Whatever you want to call it, the usual suspects are taking the ball and running with it. First and foremost, they want to use everything they can lay their hands on to have fun. This sure is fun: How about a movie trailer for Alien, as if it were a 1950s movie?
Another outfit did the same with Aliens:
The limitations of the amount of video you can produce in a single snippet isn’t a problem when you’re making a film trailer. They’re almost uniformly stitched together from two or three second images. Every once in a while, you see what has been called a “hallucination.” That’s the term for when the generative AI wigs out a bit, and just inserts any old thing for reasons obscure. They have an especially hard time with hands, but then again so did Van Gogh.
There are a hearty handful of people churning out these homages. They’re all sort of fun. But the funny thing about them is that while the kids are getting the CGI (for want of a better term) right, they don’t really know anything about the 1950s, and they get the text, voiceovers, and fonts all wrong for the era. Even the vibe is off. Here’s a real 1950s movie trailer to compare:
Movies from the 1950s didn’t have CGI, or machine learning. Hell, they didn’t always have color. But they made the chariot race in Ben Hur, and Marilyn Monroe’s dress blow up on a subway grate, among many other terrific bits of entertainment, and without much doctoring to the film. With better tools, you’re supposed to be able to do a better job. I’ll raise my hand when you get there, kids. Keep going.
2 Responses
I would go to a theater for the first time in many decades to see those two versions of “Alien” and “Aliens”. Oh my dog, those are a hoot. My congratulations to whoever put those together, and a hearty “Thank you” to you for digging ’em out of the dross on the ‘net.

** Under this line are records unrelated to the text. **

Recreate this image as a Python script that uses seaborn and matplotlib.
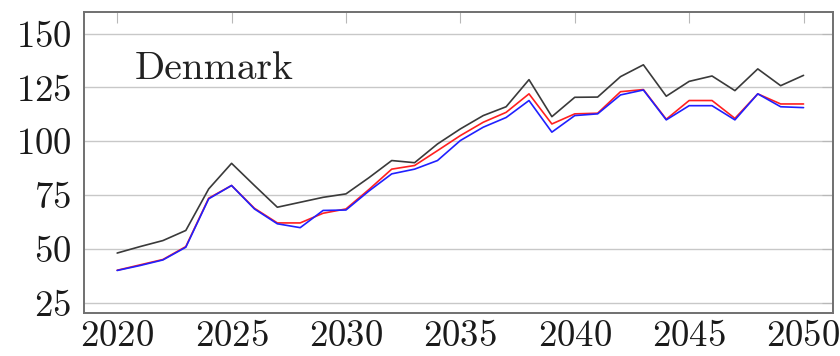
import numpy as np
import pandas as pd
import matplotlib
matplotlib.use("Agg")
import matplotlib.pyplot as plt
import seaborn as sns

# -------------------------------
# DATA
# -------------------------------
years = list(range(2020, 2051))
black_vals = [48, 51, 53.8, 58.5, 77.8, 89.7, 79.4, 69.3, 71.6, 73.9, 75.5,
              83, 91, 90, 98.7, 105.7, 111.9, 116, 128.6, 111.4, 120.4,
              120.5, 130, 135.5, 120.9, 127.8, 130.3, 123.5, 133.6, 125.8, 130.6]
red_vals = [40, 42.5, 45, 51, 73.5, 79.4, 68.8, 62, 62, 66.5, 68.5,
            77.5, 87, 88.7, 95.6, 102.6, 108.8, 113.4, 122, 108, 112.7,
            113, 123, 124, 110.2, 118.9, 118.9, 110.6, 122, 117.3, 117.3]
blue_vals = [39.9, 42.2, 44.8, 50.7, 73.2, 79.4, 68.5, 61.6, 59.8, 67.8, 68,
             76.8, 84.8, 87, 91, 100.3, 106.5, 111, 118.9, 104.2, 111.9,
             112.7, 121.5, 123.8, 109.9, 116.5, 116.5, 109.9, 122, 116, 115.6]
series_names = ["black", "red", "blue"]
series_colors = ["#3a3a3a", "#ff2020", "#2020ff"]

df = pd.DataFrame({
    "year": years * 3,
    "value": black_vals + red_vals + blue_vals,
    "series": ["black"] * len(years) + ["red"] * len(years) + ["blue"] * len(years),
})

# -------------------------------
# PLOT
# -------------------------------
sns.set_style("white")
plt.rcParams["font.family"] = ["cmr10", "DejaVu Serif"]
plt.rcParams["axes.formatter.use_mathtext"] = True
plt.rcParams["mathtext.fontset"] = "cm"

fig, ax = plt.subplots(figsize=(8.4, 3.56), dpi=100)
fig.subplots_adjust(left=0.1, right=0.992, top=0.966, bottom=0.12)

sns.lineplot(data=df, x="year", y="value", hue="series", hue_order=series_names,
             palette=series_colors, linewidth=1.2, legend=False, ax=ax)

ax.set_xlim(2018.55, 2051.3)
ax.set_ylim(20, 160)
ax.set_xticks(range(2020, 2051, 5))
ax.set_yticks(range(25, 151, 25))
ax.yaxis.grid(True, color="#c8c8c8", linewidth=1.0)
ax.set_axisbelow(True)
ax.set_xlabel("")
ax.set_ylabel("")
ax.tick_params(axis="both", labelsize=26.5, direction="in", length=8,
               color="#b8b8b8", top=True, right=True, labelcolor="#1a1a1a")
ax.tick_params(axis="x", pad=5)
ax.tick_params(axis="y", pad=9)
for sp in ax.spines.values():
    sp.set_color("#707070")
    sp.set_linewidth(1.4)

ax.text(0.068, 0.81, "Denmark", transform=ax.transAxes, fontsize=28.5,
        va="center", ha="left", color="#222222")

fig.savefig("out.png", dpi=100)
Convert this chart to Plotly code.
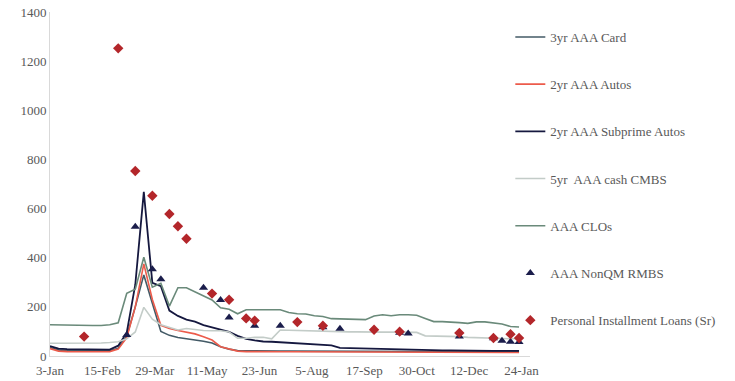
import pandas as pd
import plotly.graph_objects as go

# Weekly observations (Fridays), spreads in bp
dates = pd.date_range("2020-01-03", periods=56, freq="7D")

card_3yr = [35, 25, 22, 22, 21, 20, 20, 21, 32, 80, 200, 330, 215, 100, 84, 75,
            70, 66, 60, 53, 38, 28, 22, 21, 20, 20, 20, 20, 20, 20, 20, 20,
            20, 20, 20, 19, 19, 19, 19, 19, 19, 19, 19, 18, 18, 18, 18, 18,
            18, 18, 18, 18, 17, 17, 17, 17]
autos_2yr = [30, 20, 18, 17, 17, 17, 17, 18, 28, 75, 200, 375, 230, 125, 112, 104,
             98, 90, 78, 65, 38, 30, 20, 18, 17, 17, 17, 17, 17, 17, 17, 17,
             17, 17, 17, 17, 17, 17, 17, 17, 16, 16, 16, 16, 16, 16, 16, 16,
             15, 15, 15, 15, 15, 14, 14, 14]
subprime_2yr = [40, 30, 28, 28, 27, 26, 26, 26, 42, 95, 290, 668, 298, 284, 185, 163,
                148, 140, 126, 116, 106, 98, 82, 70, 64, 59, 58, 56, 54, 49, 47, 45,
                44, 43, 33, 32, 31, 30, 29, 28, 27, 26, 25, 25, 24, 24, 23, 23,
                22, 22, 22, 21, 21, 21, 21, 21]
cmbs_5yr = [52, 52, 51, 52, 52, 52, 53, 55, 58, 70, 98, 198, 150, 127, 117, 106,
            112, 107, 104, 103, 103, 98, 72, 72, 76, 76, 70, 106, 105, 104, 102, 100,
            100, 99, 99, 98, 98, 97, 97, 97, 97, 97, 97, 96, 82, 82, 82, 80,
            79, 76, 74, 73, 72, 71, 70, 70]
clo_aaa = [127, 126, 128, 127, 126, 124, 124, 127, 135, 255, 272, 402, 280, 296, 203, 278,
           278, 262, 243, 228, 196, 190, 172, 188, 188, 188, 188, 188, 177, 172, 171, 164,
           161, 152, 151, 151, 150, 148, 163, 168, 164, 168, 168, 166, 153, 140, 140, 139,
           136, 133, 139, 139, 134, 130, 120, 118]

# Sparse series (week index -> spread)
nonqm_weeks = [9, 10, 12, 13, 18, 20, 21, 24, 27, 32, 34, 41, 42, 48, 52, 53, 54, 55]
nonqm_vals = [85, 526, 353, 312, 278, 228, 157, 123, 123, 117, 111, 95, 92, 79, 72, 62, 58, 57]
pil_weeks = [4, 8, 10, 12, 14, 15, 16, 19, 21, 23, 24, 29, 32, 38, 41, 48, 52, 54, 55]
pil_vals = [79, 1252, 753, 652, 578, 528, 477, 254, 229, 153, 144, 138, 123, 107, 99, 94, 73, 89, 73]

tick_dates = ["2020-01-03", "2020-02-15", "2020-03-29", "2020-05-11", "2020-06-23",
              "2020-08-05", "2020-09-17", "2020-10-30", "2020-12-12", "2021-01-24"]
tick_text = ["3-Jan", "15-Feb", "29-Mar", "11-May", "23-Jun",
             "5-Aug", "17-Sep", "30-Oct", "12-Dec", "24-Jan"]
y_ticks = [0, 200, 400, 600, 800, 1000, 1200, 1400]

FONT = "Liberation Serif"
TEXT = "#595959"

fig = go.Figure()

lines = [
    ("3yr AAA Card", card_3yr, "#435a66", 1.6),
    ("2yr AAA Autos", autos_2yr, "#ec5b4b", 1.6),
    ("2yr AAA Subprime Autos", subprime_2yr, "#15183f", 1.8),
    ("5yr  AAA cash CMBS", cmbs_5yr, "#c3ccc8", 1.6),
    ("AAA CLOs", clo_aaa, "#6a8a7a", 1.6),
]
for i, (name, vals, color, w) in enumerate(lines):
    fig.add_trace(go.Scatter(
        x=dates, y=vals, mode="lines", name=name, legendgroup=f"g{i}",
        line=dict(color=color, width=w),
    ))

fig.add_trace(go.Scatter(
    x=dates[nonqm_weeks], y=nonqm_vals, mode="markers", name="AAA NonQM RMBS",
    legendgroup="g5",
    marker=dict(symbol="triangle-up", size=8, color="#1b1d4b"),
))
fig.add_trace(go.Scatter(
    x=dates[pil_weeks], y=pil_vals, mode="markers", name="Personal Installment Loans (Sr)",
    legendgroup="g6",
    marker=dict(symbol="diamond", size=8, color="#b3262a"),
))

fig.update_layout(
    width=735, height=381,
    margin=dict(l=50, r=205, t=12, b=25),
    paper_bgcolor="white", plot_bgcolor="white",
    font=dict(family=FONT, size=13, color=TEXT),
    showlegend=True,
    legend=dict(
        x=0.959, xanchor="left", y=0.971, yanchor="top",
        tracegroupgap=27.3, itemwidth=30,
        font=dict(family=FONT, size=13, color=TEXT),
        bgcolor="rgba(0,0,0,0)",
    ),
    xaxis=dict(
        type="date", range=["2020-01-03", "2021-01-31"],
        tickvals=tick_dates, ticktext=tick_text, automargin=False,
        ticklabelstandoff=2,
        showgrid=False, zeroline=False, showline=True, linecolor="#d9d9d9",
        linewidth=1, ticks="", tickfont=dict(size=13, color=TEXT),
    ),
    yaxis=dict(
        range=[0, 1400], tickvals=y_ticks, automargin=False,
        showgrid=False, zeroline=False, showline=True, linecolor="#d9d9d9",
        linewidth=1, ticks="", tickfont=dict(size=13, color=TEXT),
    ),
)

fig.write_html("out.html")
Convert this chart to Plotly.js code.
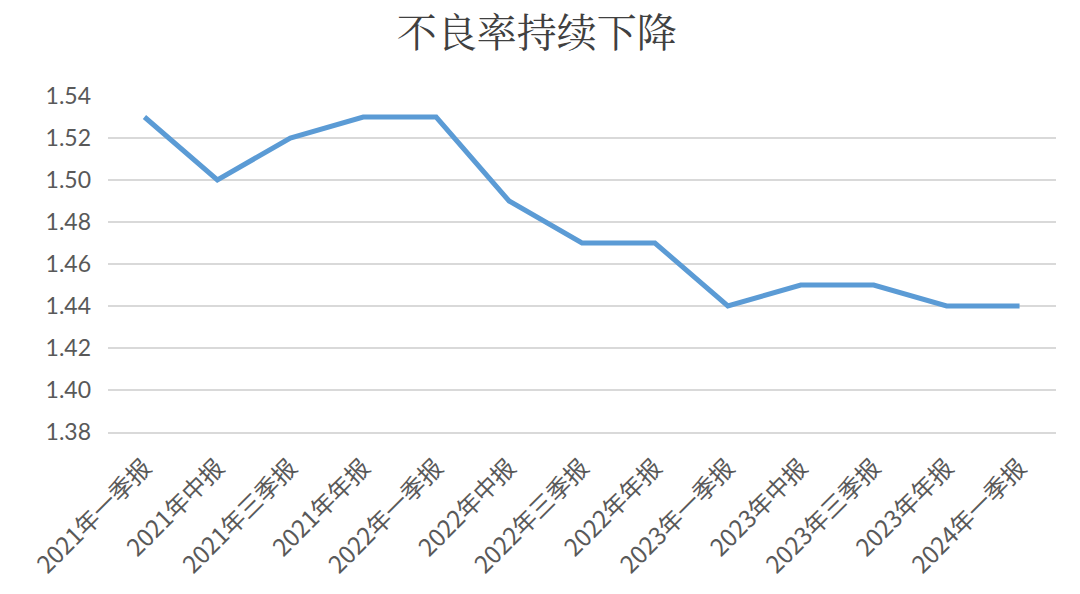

Hi Blackwing- Thanks for reading and commenting.
The people who put these together are scraping against the limits of the tech. It’s bound to improve, and quickly, and what’s possible is going to be exponentially better. I’m with you, I think these are loads of fun, and people making their own versions of things they love will be a kind of democracy I could get behind. However, good luck with the lawyers, kids.